NOAA IOOS Ocean Technology Transition Awards $1M to Enhance and Operate Ocean Aero’s Triton Class Autonomous Vehicle to Collect Remote Water Samples to Monitor Harmful Algal Blooms (HABs)

San Diego, California—August 26, 2020—As part of the NOAA-led Integrated Ocean Observing System (IOOS) Ocean Technology Transition (OTT) program, the University of Washington, Oregon State University, Ocean Aero, the Northwest Association of Networked Ocean Observing Systems (NANOOS), and NOAA Northwest Fisheries Science Center partners will receive $1M in funding over the next three years to enhance and deploy Ocean Aero’s Triton Class autonomous vehicle to augment HAB sampling at remote offshore locations on the Oregon and Washington coasts.

“Harmful Algal Blooms can cause severe environmental, economic, and societal damage, and the water sampling system we are developing with the University of Washington Applied Physics Laboratory (UWAPL) increases the ability to detect and mitigate the effects of HABs,” said Neil Trenaman, Executive Vice President of Strategic Business Development at Ocean Aero. “NOAA, IOOS, and the other partners in this program are demonstrating scientific leadership by incorporating intelligent autonomy into its efforts.”

Unlike vessel-based sampling that is often hampered by rough weather conditions common during seasons when HABs are of the greatest concern—namely the early spring and the fall—Ocean Aero’s Triton can survive extreme ocean conditions and operate in sea states of up to 15 feet with 30 knot winds. The Triton can conduct sampling when smaller human-operated vessels can’t sample. The Triton also is wind and solar powered and has a significantly-reduced carbon footprint than conventional sampling methods.

“Collecting offshore HAB samples in critical HAB source regions has always been challenging due to the remoteness of these regions and because of typically-inclement weather in HAB seasons.” Said John Mickett, Project Lead at UWAPL. “We are hopeful that the Triton will largely overcome these issues to provide invaluable HAB samples that will significantly improve HAB monitoring and forecasts in the Pacific Northwest.”
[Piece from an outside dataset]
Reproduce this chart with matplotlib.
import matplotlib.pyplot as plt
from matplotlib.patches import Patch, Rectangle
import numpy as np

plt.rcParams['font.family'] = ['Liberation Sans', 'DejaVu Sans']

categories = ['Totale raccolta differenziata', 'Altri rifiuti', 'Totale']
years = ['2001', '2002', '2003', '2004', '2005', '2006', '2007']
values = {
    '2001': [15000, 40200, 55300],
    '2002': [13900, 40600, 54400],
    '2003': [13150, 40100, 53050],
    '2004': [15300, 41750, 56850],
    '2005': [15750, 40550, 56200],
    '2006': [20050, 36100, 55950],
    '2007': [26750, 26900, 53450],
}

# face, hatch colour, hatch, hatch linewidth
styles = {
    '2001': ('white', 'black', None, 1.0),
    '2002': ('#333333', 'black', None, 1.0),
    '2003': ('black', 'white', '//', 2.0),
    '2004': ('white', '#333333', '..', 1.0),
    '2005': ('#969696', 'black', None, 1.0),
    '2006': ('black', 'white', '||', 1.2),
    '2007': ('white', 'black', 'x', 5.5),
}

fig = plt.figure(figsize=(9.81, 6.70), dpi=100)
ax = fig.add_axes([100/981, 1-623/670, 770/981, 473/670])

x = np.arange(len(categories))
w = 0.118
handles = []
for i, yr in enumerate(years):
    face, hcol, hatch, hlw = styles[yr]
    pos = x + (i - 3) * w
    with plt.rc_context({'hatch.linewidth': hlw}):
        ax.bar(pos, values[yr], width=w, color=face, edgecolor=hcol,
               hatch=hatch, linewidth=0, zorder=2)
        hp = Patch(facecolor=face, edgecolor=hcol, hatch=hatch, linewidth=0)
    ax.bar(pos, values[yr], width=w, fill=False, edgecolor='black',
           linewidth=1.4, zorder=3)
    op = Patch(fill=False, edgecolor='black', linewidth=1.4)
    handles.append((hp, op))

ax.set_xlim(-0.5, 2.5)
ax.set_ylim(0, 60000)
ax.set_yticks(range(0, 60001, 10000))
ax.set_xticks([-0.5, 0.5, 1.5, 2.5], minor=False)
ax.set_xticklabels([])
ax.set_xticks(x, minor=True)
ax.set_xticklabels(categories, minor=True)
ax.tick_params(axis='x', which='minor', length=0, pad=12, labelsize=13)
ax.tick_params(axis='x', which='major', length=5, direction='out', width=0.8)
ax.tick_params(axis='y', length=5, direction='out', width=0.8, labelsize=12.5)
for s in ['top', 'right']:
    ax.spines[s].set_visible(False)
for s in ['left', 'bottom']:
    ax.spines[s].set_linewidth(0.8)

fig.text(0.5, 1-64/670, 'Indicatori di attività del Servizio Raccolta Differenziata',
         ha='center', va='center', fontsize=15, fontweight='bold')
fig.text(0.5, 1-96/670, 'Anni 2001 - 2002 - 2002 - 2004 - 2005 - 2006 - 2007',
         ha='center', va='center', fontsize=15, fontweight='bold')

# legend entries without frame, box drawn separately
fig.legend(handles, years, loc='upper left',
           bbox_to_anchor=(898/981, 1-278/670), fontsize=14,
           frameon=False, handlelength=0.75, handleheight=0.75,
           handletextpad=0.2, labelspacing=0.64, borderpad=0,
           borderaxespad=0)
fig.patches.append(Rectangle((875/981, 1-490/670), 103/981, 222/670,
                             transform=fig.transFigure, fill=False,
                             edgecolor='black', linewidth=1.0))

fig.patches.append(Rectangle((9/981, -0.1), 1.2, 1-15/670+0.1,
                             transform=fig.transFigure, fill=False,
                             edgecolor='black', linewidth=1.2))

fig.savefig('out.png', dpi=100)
With the ability to travel at an average speed of 2-3 kts, the Triton will be launched from a marina, travel offshore for roughly 12-24 hours (~40-70 km), and then return to port collecting up to 10-15 georeferenced, time-stamped water samples at designated waypoints along the way. Once ashore, the samples will be rapidly analyzed for HAB species types and cell concentrations as well as toxin (domoic acid) concentrations. Processing will be completed within ~24-30 hours of the first sample collected, with the results transferred to an online data display developed by NANOOS on the HABs website.

“NANOOS will aid the project to assure that end-user groups can access the data and information for informed decisions.” Said Jan Newton, NANOOS Executive Director.

The improved offshore HAB sampling by the Ocean Aero Triton will provide valuable measurements to the Pacific Northwest (PNW) HAB Bulletin, ground-truthing HAB forecasts, significantly enhancing HAB forecast accuracy, and providing essential measurements of toxin concentration---which presently cannot be modeled with skill. Additionally, for several days to a week following the deployments, the rapid measurements will act as an early warning system, allowing the detection (w/in 36 hours of sampling) of offshore HABs and toxins prior to them reaching inshore areas where there is increased risk to human health and fisheries. Both of these results will significantly reduce the risk and the economic impacts of HABs in the PNW. 

This project will rely heavily on existing partnerships to carry out the proposed deployments, including NANOOS, which is the Pacific Northwest IOOS Regional Association, the Olympic Regional Harmful Algal Bloom (ORHAB) Partnership, the Oregon State University (OSU)-NOAA (CIMRS) partnership and collaboration with the Oregon Department of Fish and Wildlife. This approach will both ensure close integration with existing HAB monitoring efforts and will facilitate the transition to long-term operations.